### Data excerpt
::::::::
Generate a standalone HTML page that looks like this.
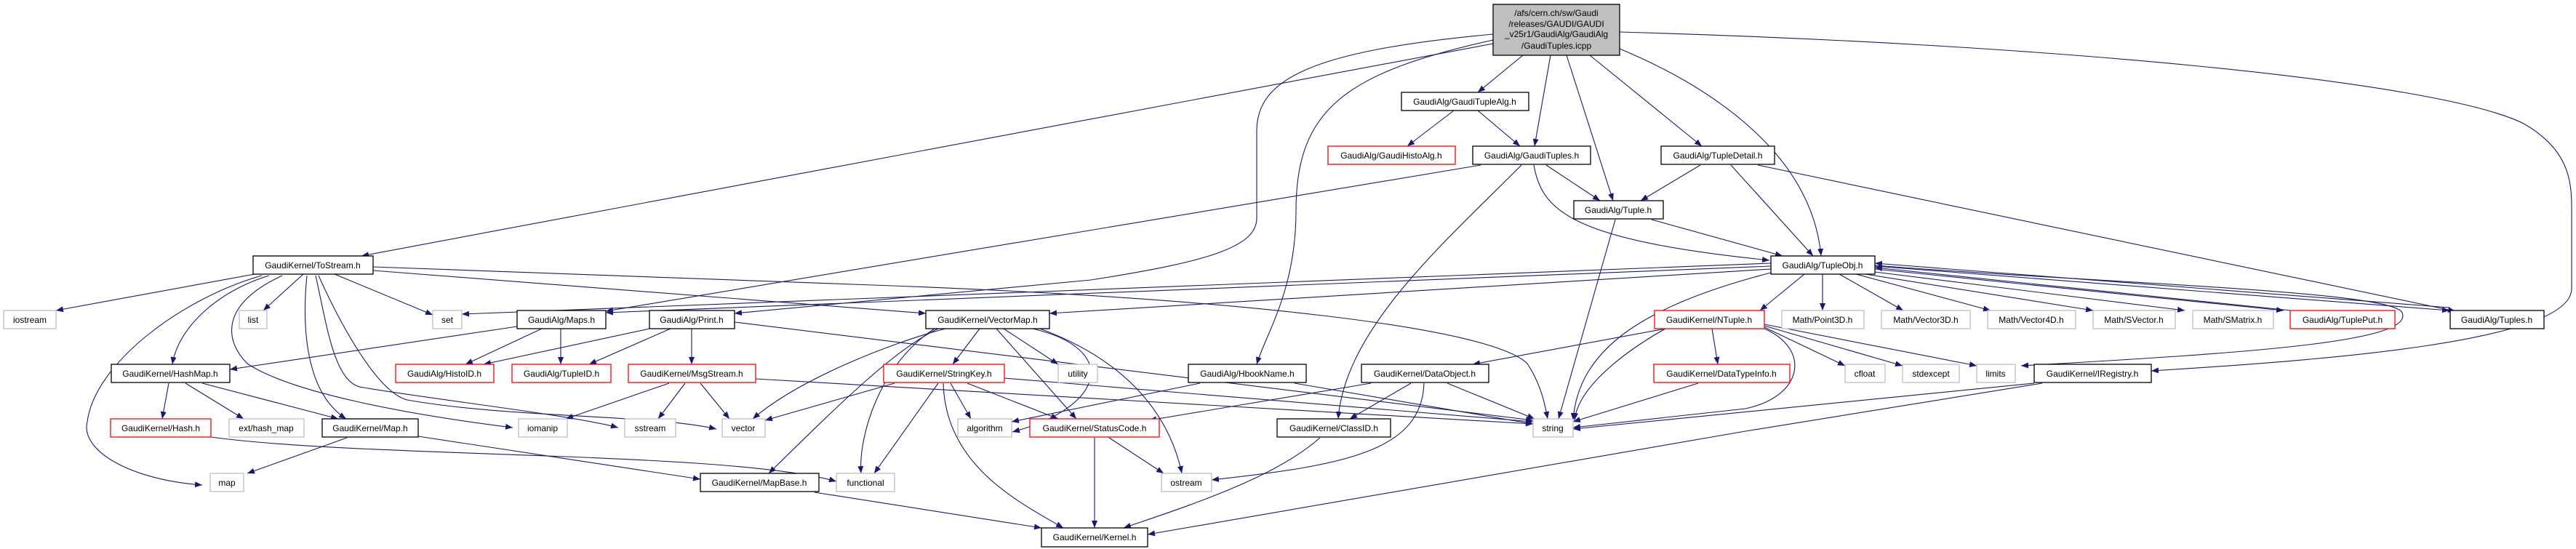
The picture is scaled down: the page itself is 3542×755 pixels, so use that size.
<!DOCTYPE html>
<html><head><meta charset="utf-8"><style>
html,body{margin:0;padding:0;background:#fff;width:3542px;height:755px;overflow:hidden}
svg{display:block}
text{font-family:"Liberation Sans",sans-serif;font-size:12px;fill:#000}
.e{fill:none;stroke:#191970;stroke-width:1.1;marker-end:url(#a)}
.b{fill:#fff;stroke:#000;stroke-width:1.3}
.g{fill:#fff;stroke:#bfbfbf;stroke-width:1.3}
.r{fill:#fff;stroke:#ff0000;stroke-width:1.3}
</style></head><body>
<svg width="3542" height="755" viewBox="0 0 3542 755" xmlns="http://www.w3.org/2000/svg">
<defs><marker id="a" markerWidth="10" markerHeight="8" refX="10" refY="4" orient="auto" markerUnits="userSpaceOnUse"><path d="M0,0 L10,4 L0,8 z" fill="#191970"/></marker></defs>
<g>
<path class="e" d="M2053,60 L497,352"/>
<path class="e" d="M2094,76 L2032,127"/>
<path class="e" d="M2132,76 L2110,201"/>
<path class="e" d="M2154,76 L2218,276"/>
<path class="e" d="M2186,76 L2340,201"/>
<path class="e" d="M2227,67 C2330,110 2490,200 2504,352"/>
<path class="e" d="M2227,44 C2800,60 3350,110 3470,170 C3540,210 3536,260 3536,300 L3536,397 C3536,470 3200,495 2958,510"/>
<path class="e" d="M2053,47 C1800,70 1728,110 1728,180 L1728,300 C1728,340 1660,360 1500,385 L1010,431"/>
<path class="e" d="M2053,55 C1850,100 1782,150 1782,290 C1782,400 1740,460 1728,501"/>
<path class="e" d="M1999,152 L1935,201"/>
<path class="e" d="M2032,152 L2090,201"/>
<path class="e" d="M2036,227 L833,428"/>
<path class="e" d="M2092,227 C1990,330 1850,450 1840,576"/>
<path class="e" d="M2126,227 L2200,276"/>
<path class="e" d="M2109,227 C2120,290 2160,330 2433,358"/>
<path class="e" d="M2338,227 L2256,276"/>
<path class="e" d="M2380,227 L2493,352"/>
<path class="e" d="M2417,227 L3376,428"/>
<path class="e" d="M2221,302 L2143,576"/>
<path class="e" d="M2271,302 L2451,352"/>
<path class="e" d="M2506,377 L2506,427"/>
<path class="e" d="M2529,377 L2617,427"/>
<path class="e" d="M2552,377 L2737,427"/>
<path class="e" d="M2565,377 L2878,427"/>
<path class="e" d="M2578,374 L3004,427"/>
<path class="e" d="M2578,370 L3140,427"/>
<path class="e" d="M2578,366 L3368,427"/>
<path class="e" d="M3150,427 L2578,368"/>
<path class="e" d="M3368,423 L2578,362"/>
<path class="e" d="M2578,365 C2900,390 3290,400 3303,430 C3320,470 3100,485 2779,503"/>
<path class="e" d="M2481,377 L2420,427"/>
<path class="e" d="M2435,375 C2260,420 2170,480 2163,578"/>
<path class="e" d="M2435,370 L1443,431"/>
<path class="e" d="M2435,362 L635,432"/>
<path class="e" d="M2435,366 L833,430"/>
<path class="e" d="M2290,452 L2025,501"/>
<path class="e" d="M2354,452 L2362,501"/>
<path class="e" d="M2290,452 C2240,480 2170,530 2165,578"/>
<path class="e" d="M2426,450 L2537,503"/>
<path class="e" d="M2426,448 L2616,503"/>
<path class="e" d="M2426,446 L2718,503"/>
<path class="e" d="M2426,452 C2490,480 2480,545 2400,562 L2163,588"/>
<path class="e" d="M2808,527 L2400,593 L1578,735"/>
<path class="e" d="M2797,527 L2163,590"/>
<path class="e" d="M2335,527 L2163,580"/>
<path class="e" d="M1990,527 L2110,576"/>
<path class="e" d="M1940,527 L1856,576"/>
<path class="e" d="M1885,527 L1580,578"/>
<path class="e" d="M1958,527 C1955,620 1850,640 1666,660"/>
<path class="e" d="M1650,527 L1391,580"/>
<path class="e" d="M1780,527 L2108,583"/>
<path class="e" d="M1815,602 C1750,660 1620,700 1545,726"/>
<path class="e" d="M1505,602 L1505,726"/>
<path class="e" d="M1525,602 L1600,651"/>
<path class="e" d="M1347,452 L1310,501"/>
<path class="e" d="M1380,452 L1455,501"/>
<path class="e" d="M1370,452 L1480,576"/>
<path class="e" d="M1420,452 C1540,480 1520,560 1392,594"/>
<path class="e" d="M1430,452 C1560,500 1610,580 1625,651"/>
<path class="e" d="M1300,452 C1230,470 1100,520 1035,576"/>
<path class="e" d="M1290,452 C1230,480 1150,560 1057,651"/>
<path class="e" d="M1285,452 C1210,500 1180,600 1184,651"/>
<path class="e" d="M1307,527 L1335,576"/>
<path class="e" d="M1330,527 L1455,576"/>
<path class="e" d="M1381,520 L2108,580"/>
<path class="e" d="M1290,527 L1202,651"/>
<path class="e" d="M1297,527 C1300,640 1400,690 1462,726"/>
<path class="e" d="M1230,527 L1052,578"/>
<path class="e" d="M920,527 L778,576"/>
<path class="e" d="M942,527 L905,576"/>
<path class="e" d="M963,527 L1003,576"/>
<path class="e" d="M1039,521 L2108,583"/>
<path class="e" d="M893,452 L665,501"/>
<path class="e" d="M922,452 L810,501"/>
<path class="e" d="M951,452 L951,501"/>
<path class="e" d="M1010,443 L2108,578"/>
<path class="e" d="M711,449 L316,508"/>
<path class="e" d="M745,452 L640,501"/>
<path class="e" d="M771,452 L771,501"/>
<path class="e" d="M232,527 L223,576"/>
<path class="e" d="M255,527 L335,576"/>
<path class="e" d="M278,527 L465,576"/>
<path class="e" d="M290,601 C500,630 1000,620 1150,662"/>
<path class="e" d="M477,602 L340,651"/>
<path class="e" d="M575,600 L963,659"/>
<path class="e" d="M1120,677 L1432,726"/>
<path class="e" d="M350,377 L77,427"/>
<path class="e" d="M417,377 L362,427"/>
<path class="e" d="M460,377 L595,433"/>
<path class="e" d="M370,379 C300,400 245,450 237,501"/>
<path class="e" d="M360,379 C250,410 130,500 120,580 C110,620 180,660 278,667"/>
<path class="e" d="M388,379 C300,420 310,470 340,500 C400,540 560,570 705,588"/>
<path class="e" d="M422,379 C415,450 420,540 476,576"/>
<path class="e" d="M434,379 C450,450 460,530 500,533 C600,550 780,570 850,588"/>
<path class="e" d="M438,379 C470,450 520,540 560,550 C700,575 900,570 985,590"/>
<path class="e" d="M513,367 L1200,392 C1700,410 2050,450 2100,500 C2120,530 2125,560 2128,576"/>
<path class="e" d="M513,372 L1273,431"/>
</g>
<g>
<rect x="2053" y="6" width="174" height="70" fill="#bfbfbf" stroke="#000" stroke-width="1.3"/>
<text x="2140" y="22" text-anchor="middle">/afs/cern.ch/sw/Gaudi</text>
<text x="2140" y="37" text-anchor="middle">/releases/GAUDI/GAUDI</text>
<text x="2140" y="51" text-anchor="middle">_v25r1/GaudiAlg/GaudiAlg</text>
<text x="2140" y="67" text-anchor="middle">/GaudiTuples.icpp</text>
</g>
<g>
<rect class="b" x="1927" y="127" width="175" height="25"/><text x="2014" y="144" text-anchor="middle">GaudiAlg/GaudiTupleAlg.h</text>
<rect class="r" x="1826" y="201" width="175" height="25"/><text x="1913" y="218" text-anchor="middle">GaudiAlg/GaudiHistoAlg.h</text>
<rect class="b" x="2025" y="201" width="162" height="25"/><text x="2106" y="218" text-anchor="middle">GaudiAlg/GaudiTuples.h</text>
<rect class="b" x="2284" y="201" width="156" height="25"/><text x="2362" y="218" text-anchor="middle">GaudiAlg/TupleDetail.h</text>
<rect class="b" x="2164" y="276" width="123" height="25"/><text x="2225" y="293" text-anchor="middle">GaudiAlg/Tuple.h</text>
<rect class="b" x="348" y="352" width="165" height="25"/><text x="430" y="369" text-anchor="middle">GaudiKernel/ToStream.h</text>
<rect class="b" x="2435" y="352" width="143" height="25"/><text x="2506" y="369" text-anchor="middle">GaudiAlg/TupleObj.h</text>
<rect class="g" x="5" y="427" width="72" height="25"/><text x="41" y="444" text-anchor="middle">iostream</text>
<rect class="g" x="329" y="427" width="38" height="25"/><text x="348" y="444" text-anchor="middle">list</text>
<rect class="g" x="595" y="427" width="40" height="25"/><text x="615" y="444" text-anchor="middle">set</text>
<rect class="b" x="711" y="427" width="122" height="25"/><text x="772" y="444" text-anchor="middle">GaudiAlg/Maps.h</text>
<rect class="b" x="893" y="427" width="117" height="25"/><text x="951" y="444" text-anchor="middle">GaudiAlg/Print.h</text>
<rect class="b" x="1273" y="427" width="170" height="25"/><text x="1358" y="444" text-anchor="middle">GaudiKernel/VectorMap.h</text>
<rect class="r" x="2275" y="427" width="151" height="25"/><text x="2350" y="444" text-anchor="middle">GaudiKernel/NTuple.h</text>
<rect class="g" x="2450" y="427" width="113" height="25"/><text x="2506" y="444" text-anchor="middle">Math/Point3D.h</text>
<rect class="g" x="2587" y="427" width="122" height="25"/><text x="2648" y="444" text-anchor="middle">Math/Vector3D.h</text>
<rect class="g" x="2733" y="427" width="121" height="25"/><text x="2793" y="444" text-anchor="middle">Math/Vector4D.h</text>
<rect class="g" x="2878" y="427" width="113" height="25"/><text x="2934" y="444" text-anchor="middle">Math/SVector.h</text>
<rect class="g" x="3015" y="427" width="111" height="25"/><text x="3070" y="444" text-anchor="middle">Math/SMatrix.h</text>
<rect class="r" x="3149" y="427" width="144" height="25"/><text x="3221" y="444" text-anchor="middle">GaudiAlg/TuplePut.h</text>
<rect class="b" x="3369" y="427" width="129" height="25"/><text x="3433" y="444" text-anchor="middle">GaudiAlg/Tuples.h</text>
<rect class="b" x="153" y="501" width="163" height="25"/><text x="234" y="518" text-anchor="middle">GaudiKernel/HashMap.h</text>
<rect class="r" x="544" y="501" width="135" height="25"/><text x="611" y="518" text-anchor="middle">GaudiAlg/HistoID.h</text>
<rect class="r" x="704" y="501" width="136" height="25"/><text x="772" y="518" text-anchor="middle">GaudiAlg/TupleID.h</text>
<rect class="r" x="864" y="501" width="175" height="25"/><text x="951" y="518" text-anchor="middle">GaudiKernel/MsgStream.h</text>
<rect class="r" x="1215" y="501" width="166" height="25"/><text x="1298" y="518" text-anchor="middle">GaudiKernel/StringKey.h</text>
<rect class="g" x="1455" y="501" width="54" height="25"/><text x="1482" y="518" text-anchor="middle">utility</text>
<rect class="b" x="1634" y="501" width="162" height="25"/><text x="1715" y="518" text-anchor="middle">GaudiAlg/HbookName.h</text>
<rect class="b" x="1872" y="501" width="175" height="25"/><text x="1959" y="518" text-anchor="middle">GaudiKernel/DataObject.h</text>
<rect class="r" x="2274" y="501" width="187" height="25"/><text x="2367" y="518" text-anchor="middle">GaudiKernel/DataTypeInfo.h</text>
<rect class="g" x="2537" y="501" width="55" height="25"/><text x="2564" y="518" text-anchor="middle">cfloat</text>
<rect class="g" x="2616" y="501" width="78" height="25"/><text x="2655" y="518" text-anchor="middle">stdexcept</text>
<rect class="g" x="2718" y="501" width="53" height="25"/><text x="2744" y="518" text-anchor="middle">limits</text>
<rect class="b" x="2797" y="501" width="161" height="25"/><text x="2877" y="518" text-anchor="middle">GaudiKernel/IRegistry.h</text>
<rect class="r" x="152" y="576" width="138" height="25"/><text x="221" y="593" text-anchor="middle">GaudiKernel/Hash.h</text>
<rect class="g" x="315" y="576" width="103" height="25"/><text x="366" y="593" text-anchor="middle">ext/hash_map</text>
<rect class="b" x="443" y="576" width="132" height="25"/><text x="509" y="593" text-anchor="middle">GaudiKernel/Map.h</text>
<rect class="g" x="713" y="576" width="67" height="25"/><text x="746" y="593" text-anchor="middle">iomanip</text>
<rect class="g" x="859" y="576" width="70" height="25"/><text x="894" y="593" text-anchor="middle">sstream</text>
<rect class="g" x="993" y="576" width="59" height="25"/><text x="1022" y="593" text-anchor="middle">vector</text>
<rect class="g" x="1317" y="576" width="74" height="25"/><text x="1354" y="593" text-anchor="middle">algorithm</text>
<rect class="r" x="1416" y="576" width="178" height="25"/><text x="1505" y="593" text-anchor="middle">GaudiKernel/StatusCode.h</text>
<rect class="b" x="1756" y="576" width="156" height="25"/><text x="1834" y="593" text-anchor="middle">GaudiKernel/ClassID.h</text>
<rect class="g" x="2108" y="576" width="55" height="25"/><text x="2135" y="593" text-anchor="middle">string</text>
<rect class="g" x="289" y="651" width="46" height="25"/><text x="312" y="668" text-anchor="middle">map</text>
<rect class="b" x="963" y="651" width="163" height="25"/><text x="1044" y="668" text-anchor="middle">GaudiKernel/MapBase.h</text>
<rect class="g" x="1150" y="651" width="80" height="25"/><text x="1190" y="668" text-anchor="middle">functional</text>
<rect class="g" x="1597" y="651" width="69" height="25"/><text x="1631" y="668" text-anchor="middle">ostream</text>
<rect class="b" x="1432" y="726" width="146" height="26"/><text x="1505" y="743" text-anchor="middle">GaudiKernel/Kernel.h</text>
</g>
</svg>
</body></html>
::::::::
### Exercise directions
Using the listing above, list every line in which the string "that" occurs.

### Correct answer
Generate a standalone HTML page that looks like this.
The picture is scaled down: the page itself is 3542×755 pixels, so use that size.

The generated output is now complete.